* TO DO: Show all lines from the listing below that contain "size".

* DATA BLOCK:
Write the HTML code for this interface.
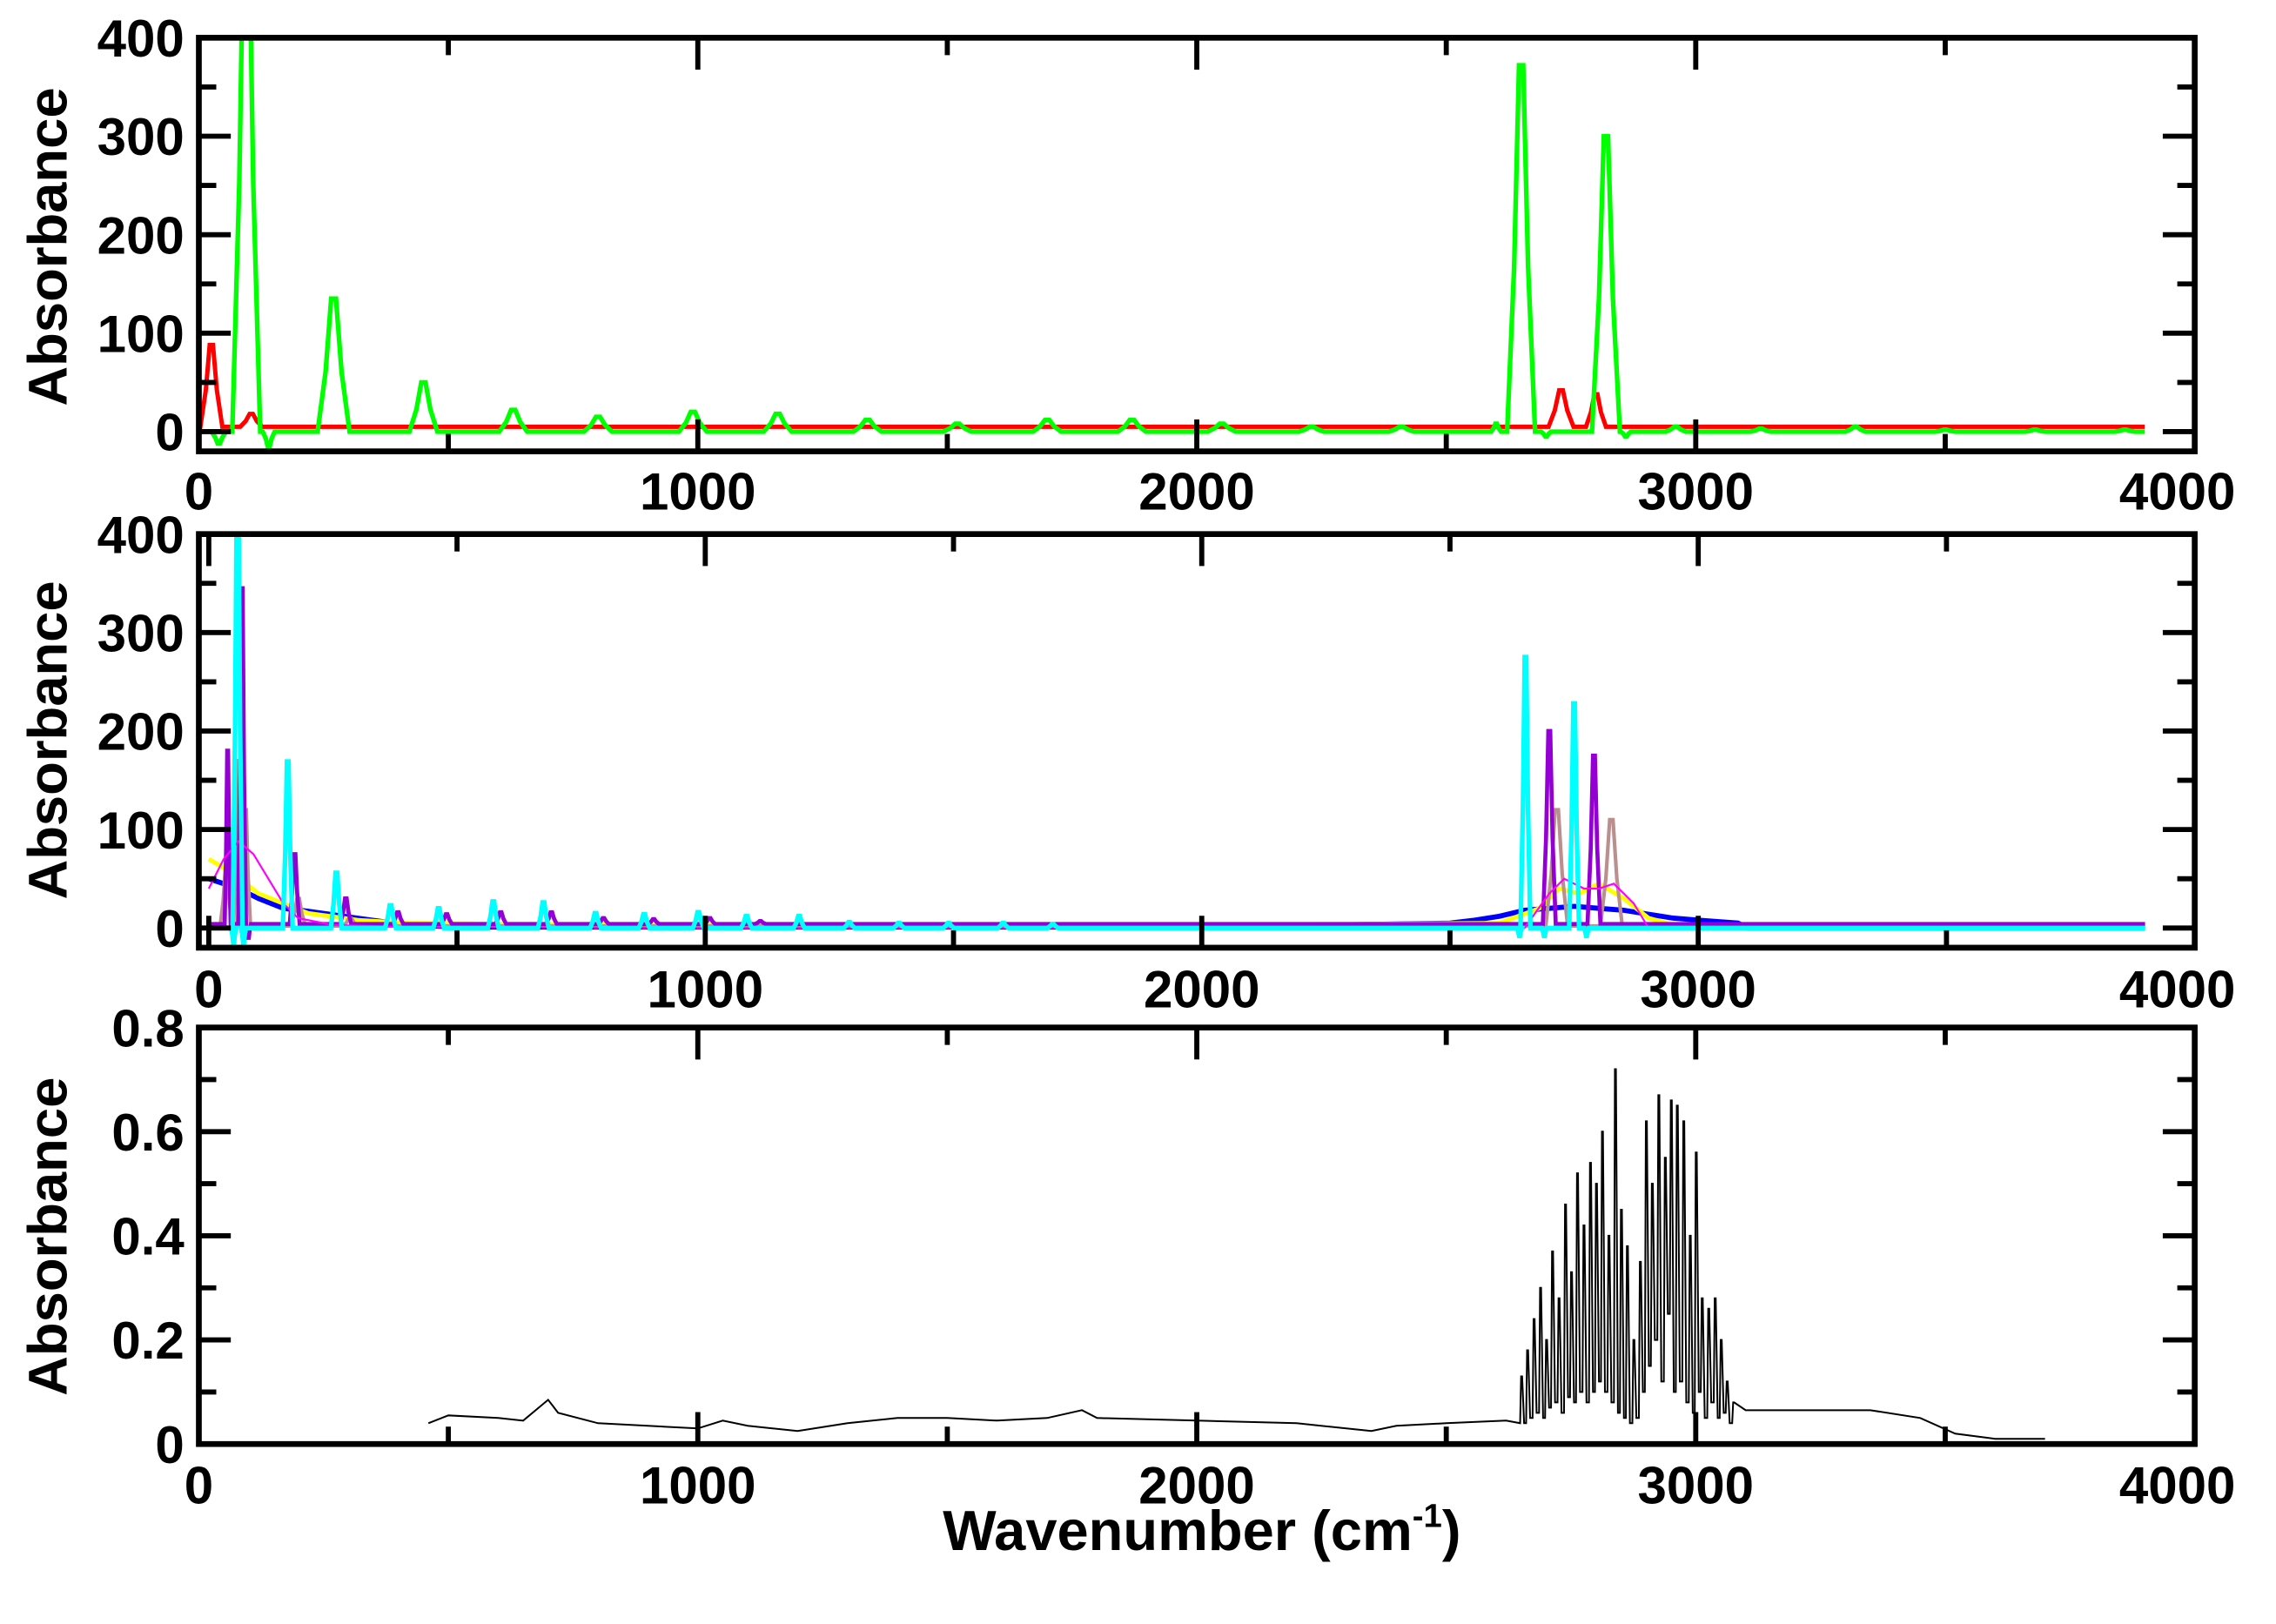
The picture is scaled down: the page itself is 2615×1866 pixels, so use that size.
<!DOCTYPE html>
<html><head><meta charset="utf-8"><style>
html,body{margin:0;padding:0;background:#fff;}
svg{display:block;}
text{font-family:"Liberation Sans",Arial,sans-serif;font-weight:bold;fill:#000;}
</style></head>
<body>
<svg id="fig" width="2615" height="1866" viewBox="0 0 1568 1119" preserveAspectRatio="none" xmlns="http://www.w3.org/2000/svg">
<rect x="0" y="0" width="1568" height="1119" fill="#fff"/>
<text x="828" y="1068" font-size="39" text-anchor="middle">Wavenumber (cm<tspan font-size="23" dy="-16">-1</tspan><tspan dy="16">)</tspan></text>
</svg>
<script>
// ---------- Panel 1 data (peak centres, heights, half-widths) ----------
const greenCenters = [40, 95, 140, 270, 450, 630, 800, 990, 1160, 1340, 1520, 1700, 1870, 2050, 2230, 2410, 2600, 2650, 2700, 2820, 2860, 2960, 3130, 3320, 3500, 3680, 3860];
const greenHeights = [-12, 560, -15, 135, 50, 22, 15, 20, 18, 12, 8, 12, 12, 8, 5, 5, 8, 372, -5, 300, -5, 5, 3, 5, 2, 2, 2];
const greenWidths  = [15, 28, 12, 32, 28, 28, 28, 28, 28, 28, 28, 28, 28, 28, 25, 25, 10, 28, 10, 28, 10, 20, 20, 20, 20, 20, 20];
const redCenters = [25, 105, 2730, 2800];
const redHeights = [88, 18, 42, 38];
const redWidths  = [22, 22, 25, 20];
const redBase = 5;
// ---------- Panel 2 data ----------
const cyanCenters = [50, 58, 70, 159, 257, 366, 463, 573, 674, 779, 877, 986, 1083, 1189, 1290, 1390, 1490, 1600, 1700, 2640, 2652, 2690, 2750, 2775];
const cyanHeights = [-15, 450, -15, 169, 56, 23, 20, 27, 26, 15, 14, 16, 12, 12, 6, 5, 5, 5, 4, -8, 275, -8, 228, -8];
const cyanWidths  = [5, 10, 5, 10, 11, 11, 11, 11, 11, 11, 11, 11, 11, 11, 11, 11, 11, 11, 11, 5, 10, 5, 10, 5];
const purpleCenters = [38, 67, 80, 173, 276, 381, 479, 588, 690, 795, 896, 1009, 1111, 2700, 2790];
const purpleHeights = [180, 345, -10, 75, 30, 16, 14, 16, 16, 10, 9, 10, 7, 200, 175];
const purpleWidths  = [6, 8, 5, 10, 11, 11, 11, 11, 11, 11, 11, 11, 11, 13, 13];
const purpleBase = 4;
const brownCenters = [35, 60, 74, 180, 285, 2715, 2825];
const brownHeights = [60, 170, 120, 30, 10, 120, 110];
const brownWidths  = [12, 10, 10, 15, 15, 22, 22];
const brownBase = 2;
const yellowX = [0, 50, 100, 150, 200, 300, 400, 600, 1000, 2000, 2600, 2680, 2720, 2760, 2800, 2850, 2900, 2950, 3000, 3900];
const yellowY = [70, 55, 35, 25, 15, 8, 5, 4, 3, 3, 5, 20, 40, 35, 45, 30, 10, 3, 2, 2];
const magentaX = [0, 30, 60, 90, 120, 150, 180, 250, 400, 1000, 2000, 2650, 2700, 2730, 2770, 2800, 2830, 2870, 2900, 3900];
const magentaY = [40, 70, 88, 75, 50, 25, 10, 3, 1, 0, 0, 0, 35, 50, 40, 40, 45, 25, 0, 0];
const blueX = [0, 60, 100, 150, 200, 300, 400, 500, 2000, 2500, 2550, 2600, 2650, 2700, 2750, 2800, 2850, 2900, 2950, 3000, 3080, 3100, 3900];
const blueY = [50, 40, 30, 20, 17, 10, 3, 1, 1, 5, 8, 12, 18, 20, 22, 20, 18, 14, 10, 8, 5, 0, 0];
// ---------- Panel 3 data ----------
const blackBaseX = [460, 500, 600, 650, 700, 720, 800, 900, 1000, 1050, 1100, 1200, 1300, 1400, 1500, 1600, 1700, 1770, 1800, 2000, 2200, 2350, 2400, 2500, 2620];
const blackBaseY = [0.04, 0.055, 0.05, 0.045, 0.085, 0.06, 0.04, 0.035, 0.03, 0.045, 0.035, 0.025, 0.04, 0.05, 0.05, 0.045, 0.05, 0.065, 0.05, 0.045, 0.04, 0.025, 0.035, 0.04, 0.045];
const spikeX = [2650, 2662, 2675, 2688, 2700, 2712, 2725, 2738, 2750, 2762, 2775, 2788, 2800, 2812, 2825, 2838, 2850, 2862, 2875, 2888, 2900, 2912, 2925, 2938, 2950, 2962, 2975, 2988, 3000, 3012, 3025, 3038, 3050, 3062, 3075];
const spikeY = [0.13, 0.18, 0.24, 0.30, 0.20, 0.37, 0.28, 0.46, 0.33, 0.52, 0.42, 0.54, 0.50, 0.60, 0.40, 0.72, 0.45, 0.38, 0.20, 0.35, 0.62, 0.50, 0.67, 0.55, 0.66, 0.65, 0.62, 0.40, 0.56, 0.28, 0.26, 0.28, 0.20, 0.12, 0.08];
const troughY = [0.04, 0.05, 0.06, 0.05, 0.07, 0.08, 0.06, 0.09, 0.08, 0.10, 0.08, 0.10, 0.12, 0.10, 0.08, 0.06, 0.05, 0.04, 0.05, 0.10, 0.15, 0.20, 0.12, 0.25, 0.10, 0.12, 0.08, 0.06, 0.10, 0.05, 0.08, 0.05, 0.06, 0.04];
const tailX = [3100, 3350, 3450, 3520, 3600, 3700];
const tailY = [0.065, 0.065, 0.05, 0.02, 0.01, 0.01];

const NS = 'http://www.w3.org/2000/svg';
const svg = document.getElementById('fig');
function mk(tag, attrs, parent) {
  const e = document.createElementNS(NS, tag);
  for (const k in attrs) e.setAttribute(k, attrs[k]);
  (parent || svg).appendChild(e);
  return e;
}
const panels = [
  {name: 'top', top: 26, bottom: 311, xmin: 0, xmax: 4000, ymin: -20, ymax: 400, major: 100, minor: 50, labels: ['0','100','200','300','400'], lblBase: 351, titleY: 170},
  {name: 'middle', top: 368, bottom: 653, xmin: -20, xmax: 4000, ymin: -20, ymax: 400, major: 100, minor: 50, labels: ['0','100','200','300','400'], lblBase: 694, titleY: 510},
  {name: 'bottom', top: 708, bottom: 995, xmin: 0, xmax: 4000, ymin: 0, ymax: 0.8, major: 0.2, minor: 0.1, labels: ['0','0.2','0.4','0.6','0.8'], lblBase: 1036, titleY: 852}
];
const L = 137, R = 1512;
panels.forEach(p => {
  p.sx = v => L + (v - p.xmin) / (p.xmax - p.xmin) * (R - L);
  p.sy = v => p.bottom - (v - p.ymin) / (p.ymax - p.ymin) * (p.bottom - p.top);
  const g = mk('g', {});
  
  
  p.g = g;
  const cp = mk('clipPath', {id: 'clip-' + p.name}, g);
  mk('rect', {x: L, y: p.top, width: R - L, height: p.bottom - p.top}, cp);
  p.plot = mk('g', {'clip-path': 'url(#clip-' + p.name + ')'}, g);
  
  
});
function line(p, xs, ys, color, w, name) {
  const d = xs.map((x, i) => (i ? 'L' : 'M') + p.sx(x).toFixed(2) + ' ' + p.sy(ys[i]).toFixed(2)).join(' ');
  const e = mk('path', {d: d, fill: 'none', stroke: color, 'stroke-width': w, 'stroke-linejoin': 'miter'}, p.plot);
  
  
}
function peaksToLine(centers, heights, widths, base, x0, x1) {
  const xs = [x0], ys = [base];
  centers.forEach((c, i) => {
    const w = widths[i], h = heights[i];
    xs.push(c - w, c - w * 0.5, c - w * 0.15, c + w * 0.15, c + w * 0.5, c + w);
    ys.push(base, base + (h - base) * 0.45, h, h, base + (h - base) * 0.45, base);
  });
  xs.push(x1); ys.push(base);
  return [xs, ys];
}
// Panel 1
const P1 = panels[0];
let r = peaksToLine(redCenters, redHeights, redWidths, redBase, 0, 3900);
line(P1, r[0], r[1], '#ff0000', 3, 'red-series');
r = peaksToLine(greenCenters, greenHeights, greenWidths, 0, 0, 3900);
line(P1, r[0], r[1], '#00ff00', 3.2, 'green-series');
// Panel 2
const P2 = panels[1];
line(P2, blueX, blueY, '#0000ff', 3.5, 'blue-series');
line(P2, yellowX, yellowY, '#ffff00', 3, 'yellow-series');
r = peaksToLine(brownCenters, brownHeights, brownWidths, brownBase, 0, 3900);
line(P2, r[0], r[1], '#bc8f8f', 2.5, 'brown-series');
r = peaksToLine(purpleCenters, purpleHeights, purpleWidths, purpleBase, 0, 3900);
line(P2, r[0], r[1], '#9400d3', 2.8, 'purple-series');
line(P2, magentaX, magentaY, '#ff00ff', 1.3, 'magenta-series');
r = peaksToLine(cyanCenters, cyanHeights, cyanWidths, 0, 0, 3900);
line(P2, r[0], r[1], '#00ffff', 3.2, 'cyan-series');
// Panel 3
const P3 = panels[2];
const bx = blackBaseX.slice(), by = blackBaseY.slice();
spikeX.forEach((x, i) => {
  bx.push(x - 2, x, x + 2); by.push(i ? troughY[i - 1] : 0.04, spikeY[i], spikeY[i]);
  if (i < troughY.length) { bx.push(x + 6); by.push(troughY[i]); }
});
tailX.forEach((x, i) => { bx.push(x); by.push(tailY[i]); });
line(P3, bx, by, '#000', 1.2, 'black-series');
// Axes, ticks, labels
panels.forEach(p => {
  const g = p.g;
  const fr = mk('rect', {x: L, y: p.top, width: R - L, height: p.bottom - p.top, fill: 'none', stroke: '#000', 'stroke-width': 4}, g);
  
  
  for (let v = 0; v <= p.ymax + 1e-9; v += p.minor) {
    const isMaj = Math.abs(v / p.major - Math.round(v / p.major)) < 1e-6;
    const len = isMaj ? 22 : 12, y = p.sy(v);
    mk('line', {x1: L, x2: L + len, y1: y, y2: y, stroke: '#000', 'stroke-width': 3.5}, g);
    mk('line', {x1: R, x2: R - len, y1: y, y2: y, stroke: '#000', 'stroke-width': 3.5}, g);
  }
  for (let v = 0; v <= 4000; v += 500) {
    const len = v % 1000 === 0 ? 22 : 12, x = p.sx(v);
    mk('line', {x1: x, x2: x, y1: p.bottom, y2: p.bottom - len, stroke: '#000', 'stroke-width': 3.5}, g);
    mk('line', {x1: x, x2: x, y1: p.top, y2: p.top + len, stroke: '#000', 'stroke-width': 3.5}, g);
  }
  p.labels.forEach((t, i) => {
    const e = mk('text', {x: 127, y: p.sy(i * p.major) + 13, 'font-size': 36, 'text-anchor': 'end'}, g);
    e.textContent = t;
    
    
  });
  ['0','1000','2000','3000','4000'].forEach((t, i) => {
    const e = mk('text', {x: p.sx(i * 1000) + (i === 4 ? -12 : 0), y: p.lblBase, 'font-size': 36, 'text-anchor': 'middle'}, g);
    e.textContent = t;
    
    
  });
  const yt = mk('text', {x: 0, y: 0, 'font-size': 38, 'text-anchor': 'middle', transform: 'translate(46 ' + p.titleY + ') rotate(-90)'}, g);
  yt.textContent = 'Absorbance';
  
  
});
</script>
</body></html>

* RESPONSE TO THIS EXERCISE:
The picture is scaled down: the page itself is 2615×1866 pixels, so use that size.
<text x="828" y="1068" font-size="39" text-anchor="middle">Wavenumber (cm<tspan font-size="23" dy="-16">-1</tspan><tspan dy="16">)</tspan></text>
    const e = mk('text', {x: 127, y: p.sy(i * p.major) + 13, 'font-size': 36, 'text-anchor': 'end'}, g);
    const e = mk('text', {x: p.sx(i * 1000) + (i === 4 ? -12 : 0), y: p.lblBase, 'font-size': 36, 'text-anchor': 'middle'}, g);
  const yt = mk('text', {x: 0, y: 0, 'font-size': 38, 'text-anchor': 'middle', transform: 'translate(46 ' + p.titleY + ') rotate(-90)'}, g);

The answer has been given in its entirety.